▶ [REQUIRED WORK]
Images should be left out, and everything else in the listing reproduced exactly.
________________________
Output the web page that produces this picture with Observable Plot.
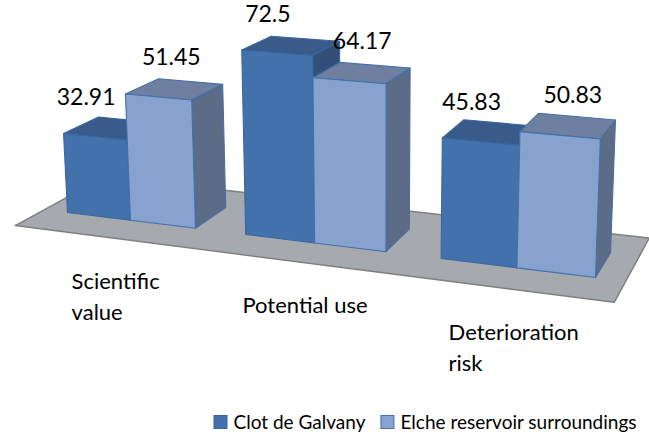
<!DOCTYPE html>
<html><head><meta charset="utf-8">
<script src="https://cdn.jsdelivr.net/npm/d3@7"></script>
<script src="https://cdn.jsdelivr.net/npm/@observablehq/plot@0.6"></script>
<style>html,body{margin:0;padding:0;background:#fff;} #chart svg{display:block;}</style>
</head><body><div id="chart"></div>
<script>
// ---- data ----
const categories = ["Scientific value", "Potential use", "Deterioration risk"];
const categoryLabels = ["Scientific\nvalue", "Potential use", "Deterioration\nrisk"];
const seriesNames = ["Clot de Galvany", "Elche reservoir surroundings"];
const clotValues = [32.91, 72.5, 45.83];
const elcheValues = [51.45, 64.17, 50.83];

// ---- style ----
const FONT = "Lato, 'Open Sans', sans-serif";
const palette = {
  "Clot de Galvany": {front: "#4271ab", top: "#3a5b89", side: "#324f78", edge: "#3a66a0"},
  "Elche reservoir surroundings": {front: "#87a2cf", top: "#6e7fa0", side: "#5c6b86", edge: "#4470ab"}
};
const VALUE_SIZE = 23, CAT_SIZE = 22, LEG_SIZE = 19;

// ---- scales (world units) ----
const groupScale = Plot.scale({x: {type: "band", domain: categories, range: [-0.375, 7.875],
  paddingInner: 0.75 / 2.75, paddingOuter: 0.375 / 2.75, align: 0.5, round: false}});
const seriesScale = Plot.scale({x: {type: "band", domain: seriesNames, range: [0, groupScale.bandwidth],
  padding: 0, round: false}});
const heightScale = Plot.scale({y: {type: "linear", domain: [0, 80], range: [0, 1]}});

// perspective camera (3x4 projection of world X, H, Z to screen)
const CAM = {u: [67, 60.88, -11.52, 38.6], v: [212, 4.235, -196, -11.4], w: [1, -0.016, -0.0304, 0.0416]};
function project(X, H, Z) {
  const w = CAM.w[0] + CAM.w[1] * X + CAM.w[2] * H + CAM.w[3] * Z;
  return [(CAM.u[0] + CAM.u[1] * X + CAM.u[2] * H + CAM.u[3] * Z) / w,
          (CAM.v[0] + CAM.v[1] * X + CAM.v[2] * H + CAM.v[3] * Z) / w];
}
const DEPTH = [0, 1];           // bar depth
const FLOOR_Z = [-0.77, 1.77];  // floor depth

// ---- build table ----
const valuesBySeries = {"Clot de Galvany": clotValues, "Elche reservoir surroundings": elcheValues};
const faces = [];
const labels = [];
let fid = 0;
function pushFace(pts, fill, stroke) {
  const id = fid++;
  [...pts, pts[0]].forEach(([X, H, Z]) => {
    const [x, y] = project(X, H, Z);
    faces.push({id, x, y, fill, stroke});
  });
}
categories.forEach((cat, i) => {
  seriesNames.forEach((s, j) => {
    const v = valuesBySeries[s][i];
    const x0 = groupScale.apply(cat) + seriesScale.apply(s);
    const x1 = x0 + seriesScale.bandwidth;
    const h = heightScale.apply(v);
    const [z0, z1] = DEPTH;
    const c = palette[s];
    pushFace([[x0, h, z0], [x1, h, z0], [x1, h, z1], [x0, h, z1]], c.top, c.edge);
    pushFace([[x1, 0, z0], [x1, 0, z1], [x1, h, z1], [x1, h, z0]], c.side, c.edge);
    pushFace([[x0, 0, z0], [x1, 0, z0], [x1, h, z0], [x0, h, z0]], c.front, c.edge);
    const [lx, ly] = project((x0 + x1) / 2, h, z0);
    labels.push({x: lx + (j === 0 ? -9 : 13), y: Math.max(ly - 32, VALUE_SIZE * 0.92), text: String(v)});
  });
});

const [gx0, gx1] = groupScale.range;
const floor = [[gx0, 0, FLOOR_Z[0]], [gx1, 0, FLOOR_Z[0]], [gx1, 0, FLOOR_Z[1]], [gx0, 0, FLOOR_Z[1]], [gx0, 0, FLOOR_Z[0]]]
  .map(([X, H, Z]) => { const [x, y] = project(X, H, Z); return {x, y}; });

// category labels (left-aligned blocks centred under each group)
const ctx = document.createElement("canvas").getContext("2d");
ctx.font = `${CAT_SIZE}px Lato`;
const catRows = categories.map((cat, i) => {
  const [ax, ay] = project(groupScale.apply(cat) + groupScale.bandwidth / 2, 0, FLOOR_Z[0]);
  const w = Math.max(...categoryLabels[i].split("\n").map(t => ctx.measureText(t).width));
  return {x: ax + 12 - w / 2, y: ay + 30, text: categoryLabels[i]};
});

// legend
const LEG_Y = 422, SW = 13;
ctx.font = `${LEG_SIZE}px Lato`;
let lx = 214;
const legRects = [], legTexts = [];
seriesNames.forEach((s, j) => {
  legRects.push({x1: lx, x2: lx + SW, y1: LEG_Y - SW / 2, y2: LEG_Y + SW / 2, fill: palette[s].front, stroke: palette[s].edge});
  lx += SW + 6;
  legTexts.push({x: lx, y: LEG_Y, text: s});
  lx += ctx.measureText(s).width + 16;
});

const plot = Plot.plot({
  width: 649, height: 437, margin: 0,
  x: {type: "identity", axis: null},
  y: {type: "identity", axis: null},
  color: {type: "identity"},
  style: {fontFamily: FONT, background: "#fff", overflow: "visible"},
  marks: [
    Plot.line(floor, {x: "x", y: "y", fill: "#a6a9ae", stroke: "#7f7f7f", strokeWidth: 1.5, strokeLinejoin: "round"}),
    Plot.line(faces, {x: "x", y: "y", z: "id", fill: "fill", stroke: "stroke", strokeWidth: 1.1, strokeLinejoin: "round"}),
    Plot.text(labels, {x: "x", y: "y", text: "text", fontSize: VALUE_SIZE, lineAnchor: "bottom", textAnchor: "middle", fill: "#000"}),
    Plot.text(catRows, {x: "x", y: "y", text: "text", fontSize: CAT_SIZE, lineHeight: 1.4, lineAnchor: "top", textAnchor: "start", fill: "#000"}),
    Plot.rect(legRects, {x1: "x1", x2: "x2", y1: "y1", y2: "y2", fill: "fill", stroke: "stroke", strokeWidth: 1}),
    Plot.text(legTexts, {x: "x", y: "y", text: "text", fontSize: LEG_SIZE, lineAnchor: "middle", textAnchor: "start", fill: "#000"})
  ]
});
document.getElementById("chart").append(plot);
</script>
</body></html>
________________________
▶ [SOLUTION TO THIS PROBLEM]
Output the web page that produces this picture with Observable Plot.
<!DOCTYPE html>
<html><head><meta charset="utf-8">
<script src="https://cdn.jsdelivr.net/npm/d3@7"></script>
<script src="https://cdn.jsdelivr.net/npm/@observablehq/plot@0.6"></script>
<style>html,body{margin:0;padding:0;background:#fff;} #chart svg{display:block;}</style>
</head><body><div id="chart"></div>
<script>
// ---- data ----
const categories = ["Scientific value", "Potential use", "Deterioration risk"];
const categoryLabels = ["Scientific\nvalue", "Potential use", "Deterioration\nrisk"];
const seriesNames = ["Clot de Galvany", "Elche reservoir surroundings"];
const clotValues = [32.91, 72.5, 45.83];
const elcheValues = [51.45, 64.17, 50.83];

// ---- style ----
const FONT = "Lato, 'Open Sans', sans-serif";
const palette = {
  "Clot de Galvany": {front: "#4271ab", top: "#3a5b89", side: "#324f78", edge: "#3a66a0"},
  "Elche reservoir surroundings": {front: "#87a2cf", top: "#6e7fa0", side: "#5c6b86", edge: "#4470ab"}
};
const VALUE_SIZE = 23, CAT_SIZE = 22, LEG_SIZE = 19;

// ---- scales (world units) ----
const groupScale = Plot.scale({x: {type: "band", domain: categories, range: [-0.375, 7.875],
  paddingInner: 0.75 / 2.75, paddingOuter: 0.375 / 2.75, align: 0.5, round: false}});
const seriesScale = Plot.scale({x: {type: "band", domain: seriesNames, range: [0, groupScale.bandwidth],
  padding: 0, round: false}});
const heightScale = Plot.scale({y: {type: "linear", domain: [0, 80], range: [0, 1]}});

// perspective camera (3x4 projection of world X, H, Z to screen)
const CAM = {u: [67, 60.88, -11.52, 38.6], v: [212, 4.235, -196, -11.4], w: [1, -0.016, -0.0304, 0.0416]};
function project(X, H, Z) {
  const w = CAM.w[0] + CAM.w[1] * X + CAM.w[2] * H + CAM.w[3] * Z;
  return [(CAM.u[0] + CAM.u[1] * X + CAM.u[2] * H + CAM.u[3] * Z) / w,
          (CAM.v[0] + CAM.v[1] * X + CAM.v[2] * H + CAM.v[3] * Z) / w];
}
const DEPTH = [0, 1];           // bar depth
const FLOOR_Z = [-0.77, 1.77];  // floor depth

// ---- build table ----
const valuesBySeries = {"Clot de Galvany": clotValues, "Elche reservoir surroundings": elcheValues};
const faces = [];
const labels = [];
let fid = 0;
function pushFace(pts, fill, stroke) {
  const id = fid++;
  [...pts, pts[0]].forEach(([X, H, Z]) => {
    const [x, y] = project(X, H, Z);
    faces.push({id, x, y, fill, stroke});
  });
}
categories.forEach((cat, i) => {
  seriesNames.forEach((s, j) => {
    const v = valuesBySeries[s][i];
    const x0 = groupScale.apply(cat) + seriesScale.apply(s);
    const x1 = x0 + seriesScale.bandwidth;
    const h = heightScale.apply(v);
    const [z0, z1] = DEPTH;
    const c = palette[s];
    pushFace([[x0, h, z0], [x1, h, z0], [x1, h, z1], [x0, h, z1]], c.top, c.edge);
    pushFace([[x1, 0, z0], [x1, 0, z1], [x1, h, z1], [x1, h, z0]], c.side, c.edge);
    pushFace([[x0, 0, z0], [x1, 0, z0], [x1, h, z0], [x0, h, z0]], c.front, c.edge);
    const [lx, ly] = project((x0 + x1) / 2, h, z0);
    labels.push({x: lx + (j === 0 ? -9 : 13), y: Math.max(ly - 32, VALUE_SIZE * 0.92), text: String(v)});
  });
});

const [gx0, gx1] = groupScale.range;
const floor = [[gx0, 0, FLOOR_Z[0]], [gx1, 0, FLOOR_Z[0]], [gx1, 0, FLOOR_Z[1]], [gx0, 0, FLOOR_Z[1]], [gx0, 0, FLOOR_Z[0]]]
  .map(([X, H, Z]) => { const [x, y] = project(X, H, Z); return {x, y}; });

// category labels (left-aligned blocks centred under each group)
const ctx = document.createElement("canvas").getContext("2d");
ctx.font = `${CAT_SIZE}px Lato`;
const catRows = categories.map((cat, i) => {
  const [ax, ay] = project(groupScale.apply(cat) + groupScale.bandwidth / 2, 0, FLOOR_Z[0]);
  const w = Math.max(...categoryLabels[i].split("\n").map(t => ctx.measureText(t).width));
  return {x: ax + 12 - w / 2, y: ay + 30, text: categoryLabels[i]};
});

// legend
const LEG_Y = 422, SW = 13;
ctx.font = `${LEG_SIZE}px Lato`;
let lx = 214;
const legRects = [], legTexts = [];
seriesNames.forEach((s, j) => {
  legRects.push({x1: lx, x2: lx + SW, y1: LEG_Y - SW / 2, y2: LEG_Y + SW / 2, fill: palette[s].front, stroke: palette[s].edge});
  lx += SW + 6;
  legTexts.push({x: lx, y: LEG_Y, text: s});
  lx += ctx.measureText(s).width + 16;
});

const plot = Plot.plot({
  width: 649, height: 437, margin: 0,
  x: {type: "identity", axis: null},
  y: {type: "identity", axis: null},
  color: {type: "identity"},
  style: {fontFamily: FONT, background: "#fff", overflow: "visible"},
  marks: [
    Plot.line(floor, {x: "x", y: "y", fill: "#a6a9ae", stroke: "#7f7f7f", strokeWidth: 1.5, strokeLinejoin: "round"}),
    Plot.line(faces, {x: "x", y: "y", z: "id", fill: "fill", stroke: "stroke", strokeWidth: 1.1, strokeLinejoin: "round"}),
    Plot.text(labels, {x: "x", y: "y", text: "text", fontSize: VALUE_SIZE, lineAnchor: "bottom", textAnchor: "middle", fill: "#000"}),
    Plot.text(catRows, {x: "x", y: "y", text: "text", fontSize: CAT_SIZE, lineHeight: 1.4, lineAnchor: "top", textAnchor: "start", fill: "#000"}),
    Plot.rect(legRects, {x1: "x1", x2: "x2", y1: "y1", y2: "y2", fill: "fill", stroke: "stroke", strokeWidth: 1}),
    Plot.text(legTexts, {x: "x", y: "y", text: "text", fontSize: LEG_SIZE, lineAnchor: "middle", textAnchor: "start", fill: "#000"})
  ]
});
document.getElementById("chart").append(plot);
</script>
</body></html>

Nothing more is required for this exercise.